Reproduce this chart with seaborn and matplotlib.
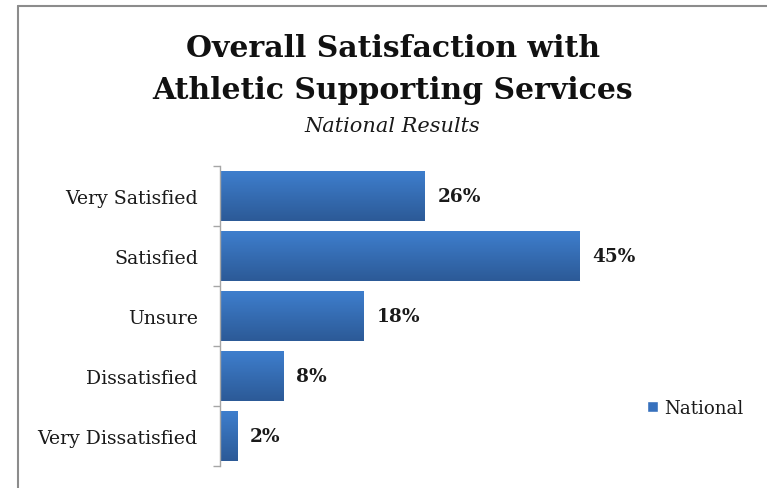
import numpy as np
import pandas as pd
import matplotlib
matplotlib.use("Agg")
import matplotlib.pyplot as plt
from matplotlib.lines import Line2D
from matplotlib.colors import LinearSegmentedColormap
import seaborn as sns

categories = ["Very Satisfied", "Satisfied", "Unsure", "Dissatisfied", "Very Dissatisfied"]
values = [25.6, 45.0, 18.0, 7.9, 2.2]
series_name = "National"
title_lines = ["Overall Satisfaction with", "Athletic Supporting Services"]
subtitle = "National Results"

df = pd.DataFrame({"category": categories, "value": values, "series": series_name})

sns.set_theme(style="white")
plt.rcParams["font.family"] = ["DejaVu Serif"]

W, H = 767, 489
fig = plt.figure(figsize=(W / 100, H / 100), dpi=100)
ax = fig.add_axes([220 / W, 1 - 467 / H, 420 / W, 300 / H])

bar_top = "#3e7ecd"
bar_bot = "#2c5a97"
sns.barplot(data=df, x="value", y="category", hue="series", orient="h",
            palette=["#356ab4"], width=0.83, ax=ax, legend=True, saturation=1)

ax.set_xlim(0, 52.5)
ax.set_ylim(4.5, -0.5)

# vertical gradient fill on bars
cmap = LinearSegmentedColormap.from_list("g", [bar_top, bar_bot])
grad = np.linspace(0, 1, 64).reshape(-1, 1)
for p in list(ax.patches):
    x0, y0 = p.get_x(), p.get_y()
    w, h = p.get_width(), p.get_height()
    if w <= 0:
        continue
    im = ax.imshow(grad, cmap=cmap, aspect="auto",
                   extent=[x0, x0 + w, y0 + h, y0], origin="upper",
                   zorder=p.get_zorder() + 0.1)
    im.set_clip_path(p)

for c in ax.containers:
    ax.bar_label(c, labels=[f"{v:.0f}%" for v in values], padding=9,
                 fontsize=13.3, fontweight="bold", color="#1a1a1a")

ax.set_xlabel("")
ax.set_ylabel("")
ax.set_xticks([])
for s in ["top", "right", "bottom"]:
    ax.spines[s].set_visible(False)
ax.spines["left"].set_color("#a6a6a6")
ax.spines["left"].set_linewidth(1.0)
ax.tick_params(axis="y", which="major", length=0, pad=16, labelsize=13.6,
               labelcolor="#1a1a1a")
ax.set_yticks(np.arange(-0.5, 5.0, 1.0), minor=True)
ax.tick_params(axis="y", which="minor", length=5, color="#a6a6a6", width=1.0, left=True)

leg = ax.legend(loc="center left", bbox_to_anchor=(647 / W, 1 - 409 / H),
                bbox_transform=fig.transFigure, frameon=False,
                handlelength=0.62, handleheight=0.62, handletextpad=0.3,
                fontsize=13.1, borderaxespad=0, borderpad=0)
for t in leg.get_texts():
    t.set_color("#1a1a1a")
for hnd in leg.legend_handles:
    hnd.set_facecolor("#3771bd")

cx = 393 / W
fig.text(cx, 1 - 57 / H, title_lines[0], ha="center", va="baseline",
         fontsize=21.5, fontweight="bold", color="#111111")
fig.text(cx, 1 - 99 / H, title_lines[1], ha="center", va="baseline",
         fontsize=21.5, fontweight="bold", color="#111111")
fig.text(392 / W, 1 - 132 / H, subtitle, ha="center", va="baseline",
         fontsize=15, style="italic", color="#1a1a1a")

# chart frame
fig.add_artist(Line2D([18 / W, 18 / W], [0, 1 - 7 / H], color="#8c8c8c", lw=1.5))
fig.add_artist(Line2D([18 / W, 1], [1 - 7 / H, 1 - 7 / H], color="#8c8c8c", lw=1.5))

fig.savefig("out.png", dpi=100)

********************

To be done:
Print out the material word for word, omitting the pictures.

Complete output:
Reproduce this chart with seaborn and matplotlib.
import numpy as np
import pandas as pd
import matplotlib
matplotlib.use("Agg")
import matplotlib.pyplot as plt
from matplotlib.lines import Line2D
from matplotlib.colors import LinearSegmentedColormap
import seaborn as sns

categories = ["Very Satisfied", "Satisfied", "Unsure", "Dissatisfied", "Very Dissatisfied"]
values = [25.6, 45.0, 18.0, 7.9, 2.2]
series_name = "National"
title_lines = ["Overall Satisfaction with", "Athletic Supporting Services"]
subtitle = "National Results"

df = pd.DataFrame({"category": categories, "value": values, "series": series_name})

sns.set_theme(style="white")
plt.rcParams["font.family"] = ["DejaVu Serif"]

W, H = 767, 489
fig = plt.figure(figsize=(W / 100, H / 100), dpi=100)
ax = fig.add_axes([220 / W, 1 - 467 / H, 420 / W, 300 / H])

bar_top = "#3e7ecd"
bar_bot = "#2c5a97"
sns.barplot(data=df, x="value", y="category", hue="series", orient="h",
            palette=["#356ab4"], width=0.83, ax=ax, legend=True, saturation=1)

ax.set_xlim(0, 52.5)
ax.set_ylim(4.5, -0.5)

# vertical gradient fill on bars
cmap = LinearSegmentedColormap.from_list("g", [bar_top, bar_bot])
grad = np.linspace(0, 1, 64).reshape(-1, 1)
for p in list(ax.patches):
    x0, y0 = p.get_x(), p.get_y()
    w, h = p.get_width(), p.get_height()
    if w <= 0:
        continue
    im = ax.imshow(grad, cmap=cmap, aspect="auto",
                   extent=[x0, x0 + w, y0 + h, y0], origin="upper",
                   zorder=p.get_zorder() + 0.1)
    im.set_clip_path(p)

for c in ax.containers:
    ax.bar_label(c, labels=[f"{v:.0f}%" for v in values], padding=9,
                 fontsize=13.3, fontweight="bold", color="#1a1a1a")

ax.set_xlabel("")
ax.set_ylabel("")
ax.set_xticks([])
for s in ["top", "right", "bottom"]:
    ax.spines[s].set_visible(False)
ax.spines["left"].set_color("#a6a6a6")
ax.spines["left"].set_linewidth(1.0)
ax.tick_params(axis="y", which="major", length=0, pad=16, labelsize=13.6,
               labelcolor="#1a1a1a")
ax.set_yticks(np.arange(-0.5, 5.0, 1.0), minor=True)
ax.tick_params(axis="y", which="minor", length=5, color="#a6a6a6", width=1.0, left=True)

leg = ax.legend(loc="center left", bbox_to_anchor=(647 / W, 1 - 409 / H),
                bbox_transform=fig.transFigure, frameon=False,
                handlelength=0.62, handleheight=0.62, handletextpad=0.3,
                fontsize=13.1, borderaxespad=0, borderpad=0)
for t in leg.get_texts():
    t.set_color("#1a1a1a")
for hnd in leg.legend_handles:
    hnd.set_facecolor("#3771bd")

cx = 393 / W
fig.text(cx, 1 - 57 / H, title_lines[0], ha="center", va="baseline",
         fontsize=21.5, fontweight="bold", color="#111111")
fig.text(cx, 1 - 99 / H, title_lines[1], ha="center", va="baseline",
         fontsize=21.5, fontweight="bold", color="#111111")
fig.text(392 / W, 1 - 132 / H, subtitle, ha="center", va="baseline",
         fontsize=15, style="italic", color="#1a1a1a")

# chart frame
fig.add_artist(Line2D([18 / W, 18 / W], [0, 1 - 7 / H], color="#8c8c8c", lw=1.5))
fig.add_artist(Line2D([18 / W, 1], [1 - 7 / H, 1 - 7 / H], color="#8c8c8c", lw=1.5))

fig.savefig("out.png", dpi=100)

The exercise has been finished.